Three weeks ago, skulking around the mummies in a small-but-fine museum on the University of Sydney campus, I learnt that mystery writer Agatha Christie was married to archaeologist, Max Mallowan, and that she’d assisted him in Syrian digs.  Dame Agatha even used her cold cream and knitting needles to clean rare ivory artifacts.  The experience found its way into her work.  An exhibit of Christie-cleaned carvings included a quote from the author’s fictional detective, Hercule Poirot, in Death on the Nile (1937):

Once I went professionally to an archaeological expedition–and I learnt something there.  In the course of an excavation, when something comes up out of the ground, everything is cleared away very carefully all around it.  You take away the loose earth, and you scrape here and there with a knife until finally your object is there, all alone, ready to be drawn and photographed with no extraneous matter confusing it. That is what I have been seeking to do–clear away the extraneous matter so that we can see the truth–the naked shining truth.

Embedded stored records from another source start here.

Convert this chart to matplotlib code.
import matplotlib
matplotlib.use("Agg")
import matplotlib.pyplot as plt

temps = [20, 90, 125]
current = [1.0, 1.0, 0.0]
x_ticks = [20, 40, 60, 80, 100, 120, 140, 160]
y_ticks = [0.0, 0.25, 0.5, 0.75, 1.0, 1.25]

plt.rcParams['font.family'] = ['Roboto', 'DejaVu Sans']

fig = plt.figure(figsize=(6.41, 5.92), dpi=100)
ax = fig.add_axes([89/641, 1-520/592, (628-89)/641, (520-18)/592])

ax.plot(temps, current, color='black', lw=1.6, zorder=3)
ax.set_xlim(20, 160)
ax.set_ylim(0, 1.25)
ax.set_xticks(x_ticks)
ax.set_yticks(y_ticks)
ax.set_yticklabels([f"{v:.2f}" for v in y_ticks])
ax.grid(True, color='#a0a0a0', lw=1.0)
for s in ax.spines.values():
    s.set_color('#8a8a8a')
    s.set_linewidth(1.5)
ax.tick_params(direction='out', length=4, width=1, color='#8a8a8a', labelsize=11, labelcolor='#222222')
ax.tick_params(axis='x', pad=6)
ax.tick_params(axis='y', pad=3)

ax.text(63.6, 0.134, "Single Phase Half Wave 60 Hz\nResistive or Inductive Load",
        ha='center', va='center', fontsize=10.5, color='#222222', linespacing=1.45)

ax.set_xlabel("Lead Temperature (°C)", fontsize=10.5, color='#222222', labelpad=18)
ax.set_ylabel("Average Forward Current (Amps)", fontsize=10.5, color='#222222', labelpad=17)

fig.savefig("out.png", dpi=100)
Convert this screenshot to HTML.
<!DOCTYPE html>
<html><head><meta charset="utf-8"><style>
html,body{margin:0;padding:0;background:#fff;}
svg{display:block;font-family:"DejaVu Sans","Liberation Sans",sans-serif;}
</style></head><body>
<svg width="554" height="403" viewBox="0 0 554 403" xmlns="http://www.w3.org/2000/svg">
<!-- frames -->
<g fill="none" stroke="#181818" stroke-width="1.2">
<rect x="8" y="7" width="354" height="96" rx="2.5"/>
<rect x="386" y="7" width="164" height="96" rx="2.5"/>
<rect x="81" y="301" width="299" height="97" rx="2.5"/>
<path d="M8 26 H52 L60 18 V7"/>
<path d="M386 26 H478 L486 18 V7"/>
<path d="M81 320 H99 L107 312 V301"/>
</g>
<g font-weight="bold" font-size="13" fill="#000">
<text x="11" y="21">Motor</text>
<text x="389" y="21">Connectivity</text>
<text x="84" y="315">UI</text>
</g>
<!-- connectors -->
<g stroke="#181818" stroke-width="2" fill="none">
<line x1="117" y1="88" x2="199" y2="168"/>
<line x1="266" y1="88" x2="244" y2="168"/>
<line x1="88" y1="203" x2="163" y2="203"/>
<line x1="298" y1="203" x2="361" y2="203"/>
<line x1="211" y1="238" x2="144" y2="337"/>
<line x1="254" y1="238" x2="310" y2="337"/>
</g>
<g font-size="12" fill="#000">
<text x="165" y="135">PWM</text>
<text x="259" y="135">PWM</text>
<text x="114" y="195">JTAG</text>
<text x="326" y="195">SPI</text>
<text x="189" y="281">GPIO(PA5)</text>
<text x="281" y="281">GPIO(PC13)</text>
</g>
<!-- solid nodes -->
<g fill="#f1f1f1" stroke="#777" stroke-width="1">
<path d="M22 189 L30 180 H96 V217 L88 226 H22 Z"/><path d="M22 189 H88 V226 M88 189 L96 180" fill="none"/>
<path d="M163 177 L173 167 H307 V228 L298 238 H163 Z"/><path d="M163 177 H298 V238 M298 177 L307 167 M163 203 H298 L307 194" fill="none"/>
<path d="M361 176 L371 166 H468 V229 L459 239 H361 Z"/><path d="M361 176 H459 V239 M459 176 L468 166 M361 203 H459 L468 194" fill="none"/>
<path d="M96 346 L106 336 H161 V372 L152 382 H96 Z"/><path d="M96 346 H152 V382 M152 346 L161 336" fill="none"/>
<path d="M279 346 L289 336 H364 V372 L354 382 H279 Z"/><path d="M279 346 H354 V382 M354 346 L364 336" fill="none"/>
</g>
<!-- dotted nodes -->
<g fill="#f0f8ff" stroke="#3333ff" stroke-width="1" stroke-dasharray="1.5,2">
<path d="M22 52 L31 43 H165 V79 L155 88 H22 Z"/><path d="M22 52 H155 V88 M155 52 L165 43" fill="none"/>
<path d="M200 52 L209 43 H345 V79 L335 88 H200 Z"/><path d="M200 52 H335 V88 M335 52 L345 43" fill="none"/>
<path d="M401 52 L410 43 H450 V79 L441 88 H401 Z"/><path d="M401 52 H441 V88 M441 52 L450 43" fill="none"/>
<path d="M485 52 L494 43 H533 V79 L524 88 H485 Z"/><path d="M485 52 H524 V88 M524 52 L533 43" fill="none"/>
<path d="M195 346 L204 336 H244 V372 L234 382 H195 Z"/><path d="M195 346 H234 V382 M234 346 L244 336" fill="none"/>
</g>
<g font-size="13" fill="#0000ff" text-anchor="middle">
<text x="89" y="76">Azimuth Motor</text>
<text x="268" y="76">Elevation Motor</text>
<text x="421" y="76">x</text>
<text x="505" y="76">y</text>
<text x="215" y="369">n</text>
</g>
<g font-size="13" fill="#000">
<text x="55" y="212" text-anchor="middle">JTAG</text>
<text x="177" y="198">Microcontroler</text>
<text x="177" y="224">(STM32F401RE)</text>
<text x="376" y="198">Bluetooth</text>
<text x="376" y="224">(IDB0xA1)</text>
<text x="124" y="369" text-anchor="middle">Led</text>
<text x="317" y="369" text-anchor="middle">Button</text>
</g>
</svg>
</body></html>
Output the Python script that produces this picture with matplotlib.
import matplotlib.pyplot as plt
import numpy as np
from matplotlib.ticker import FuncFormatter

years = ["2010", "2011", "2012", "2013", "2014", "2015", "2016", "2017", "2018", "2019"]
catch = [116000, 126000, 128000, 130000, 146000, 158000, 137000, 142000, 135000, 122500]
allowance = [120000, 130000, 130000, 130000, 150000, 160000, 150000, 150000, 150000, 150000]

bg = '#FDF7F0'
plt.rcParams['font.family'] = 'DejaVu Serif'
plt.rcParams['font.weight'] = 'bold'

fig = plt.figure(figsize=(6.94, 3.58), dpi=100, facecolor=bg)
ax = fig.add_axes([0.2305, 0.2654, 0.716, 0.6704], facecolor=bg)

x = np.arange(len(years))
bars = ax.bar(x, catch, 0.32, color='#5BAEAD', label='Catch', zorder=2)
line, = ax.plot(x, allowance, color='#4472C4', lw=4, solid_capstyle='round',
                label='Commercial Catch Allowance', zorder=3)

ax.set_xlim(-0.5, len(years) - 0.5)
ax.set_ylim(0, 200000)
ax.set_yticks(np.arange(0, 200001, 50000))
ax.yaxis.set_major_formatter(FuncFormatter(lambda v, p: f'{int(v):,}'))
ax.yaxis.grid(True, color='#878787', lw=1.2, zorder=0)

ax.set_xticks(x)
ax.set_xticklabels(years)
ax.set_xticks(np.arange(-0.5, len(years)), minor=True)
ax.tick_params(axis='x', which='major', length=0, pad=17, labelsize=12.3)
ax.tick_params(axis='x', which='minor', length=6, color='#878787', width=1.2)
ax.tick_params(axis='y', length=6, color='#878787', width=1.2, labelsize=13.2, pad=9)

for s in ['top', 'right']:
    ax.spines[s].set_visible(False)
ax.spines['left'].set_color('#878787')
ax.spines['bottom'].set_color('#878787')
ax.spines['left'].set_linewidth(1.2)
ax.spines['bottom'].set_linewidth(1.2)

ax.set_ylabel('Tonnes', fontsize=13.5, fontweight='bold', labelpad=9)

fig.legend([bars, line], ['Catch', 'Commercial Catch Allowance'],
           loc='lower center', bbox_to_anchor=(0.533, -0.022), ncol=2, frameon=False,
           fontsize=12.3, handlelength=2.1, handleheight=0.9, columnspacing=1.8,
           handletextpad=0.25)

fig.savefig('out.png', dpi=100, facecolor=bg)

This naturally got me thinking about the way we approach search in electronic discovery.  Most lawyers use keywords to find documents responsive to discovery despite their propensity to sweep up too much chaff.  We get lots of the documents we seek with keywords; unfortunately, the results come caked with the loose earth of documents containing keywords but having no connection to the case.  Testing confirms this occurs with a ratio of about 20% responsive matter to 80% extraneous.  That’s a lot of loose earth!

The current industry practice is for keyword-culled documents to undergo horrifically expensive brute force review, i.e., bored lawyers reading each page.  Such spirit crushing linear review accounts for anywhere from 50-90% of the total cost of e-discovery; consequently, when you reduce lawyer review time, you slash the biggest contributor to cost…and waste.  If most of the material culled by keyword search is extraneous matter, any technique that pulls away chaff without grabbing wheat translates to significant savings of time and money while improving quality by minimizing candidates for mischaracterization.

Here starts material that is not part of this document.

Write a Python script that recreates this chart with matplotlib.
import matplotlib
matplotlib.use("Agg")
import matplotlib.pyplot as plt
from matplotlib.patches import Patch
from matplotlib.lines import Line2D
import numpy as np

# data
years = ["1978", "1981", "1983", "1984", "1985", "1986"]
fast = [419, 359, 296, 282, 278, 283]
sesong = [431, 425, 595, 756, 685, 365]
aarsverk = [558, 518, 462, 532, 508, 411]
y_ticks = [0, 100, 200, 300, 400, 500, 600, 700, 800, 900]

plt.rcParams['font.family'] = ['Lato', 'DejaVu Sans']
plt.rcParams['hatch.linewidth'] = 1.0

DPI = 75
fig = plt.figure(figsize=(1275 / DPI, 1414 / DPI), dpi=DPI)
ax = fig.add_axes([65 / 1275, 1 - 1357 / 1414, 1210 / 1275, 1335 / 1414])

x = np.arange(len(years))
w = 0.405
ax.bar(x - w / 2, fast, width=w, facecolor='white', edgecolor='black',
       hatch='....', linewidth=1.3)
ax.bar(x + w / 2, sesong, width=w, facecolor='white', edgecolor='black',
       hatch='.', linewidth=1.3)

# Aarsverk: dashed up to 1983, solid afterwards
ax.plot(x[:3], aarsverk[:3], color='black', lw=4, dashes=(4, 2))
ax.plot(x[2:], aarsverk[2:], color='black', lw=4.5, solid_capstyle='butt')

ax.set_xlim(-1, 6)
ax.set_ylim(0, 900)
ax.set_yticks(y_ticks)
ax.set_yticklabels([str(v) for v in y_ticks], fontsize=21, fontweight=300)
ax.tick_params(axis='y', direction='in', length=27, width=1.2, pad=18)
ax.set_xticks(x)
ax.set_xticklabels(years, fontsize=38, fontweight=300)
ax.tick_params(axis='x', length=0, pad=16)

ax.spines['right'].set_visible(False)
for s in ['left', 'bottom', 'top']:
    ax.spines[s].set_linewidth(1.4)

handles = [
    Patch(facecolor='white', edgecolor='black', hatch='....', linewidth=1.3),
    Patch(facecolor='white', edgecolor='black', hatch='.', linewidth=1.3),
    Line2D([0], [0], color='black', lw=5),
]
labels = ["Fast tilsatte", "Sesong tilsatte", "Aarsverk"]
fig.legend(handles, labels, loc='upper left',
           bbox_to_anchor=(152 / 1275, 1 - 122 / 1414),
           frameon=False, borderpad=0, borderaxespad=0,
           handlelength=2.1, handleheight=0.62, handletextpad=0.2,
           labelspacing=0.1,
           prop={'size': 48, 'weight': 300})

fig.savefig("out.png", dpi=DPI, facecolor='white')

So, maybe we should be looking at the value in a second, unique keyword pass preceding review that, like Agatha Christie’s knitting needle or the archeologist’s knife, clears away loose earth.  This pass doesn’t look for responsive documents.  It employs keywords to find documents that are NOT likely to be responsive; that is, it’s calculated to clear away the extraneous matter so we can see the naked shining truth.

This is “negative search.”  The notion of negative search isn’t original with me, but neither is it much used by anyone else.  Though similar in certain respects, negative search is not the same as using Boolean constructs to exclude noise hits.  Boolean constructs are quite effective when artfully composed, but can be challenging to frame and tricky to execute.  Negative search doesn’t restrict queries in the way Boolean constructs do.  Instead, negative search finds all documents containing terms deemed highly unlikely to occur within responsive documents, like “birthday cake,” “fantasy football” or “bridal shower.”  These are then excluded from review.  Clearly, negative search terms must be chosen wisely and tested carefully against representative samples of the collection before broad deployment.  Like the NIST list, negative search terms, once compiled, can be used in subsequent cases–again with testing to guard against unexpected outcomes.  So, consider if there’s a role for negative search in your next e-discovery effort and know that, in almost any collection, there’s a corpus of extraneous data that can be cost-effectively culled by negative search.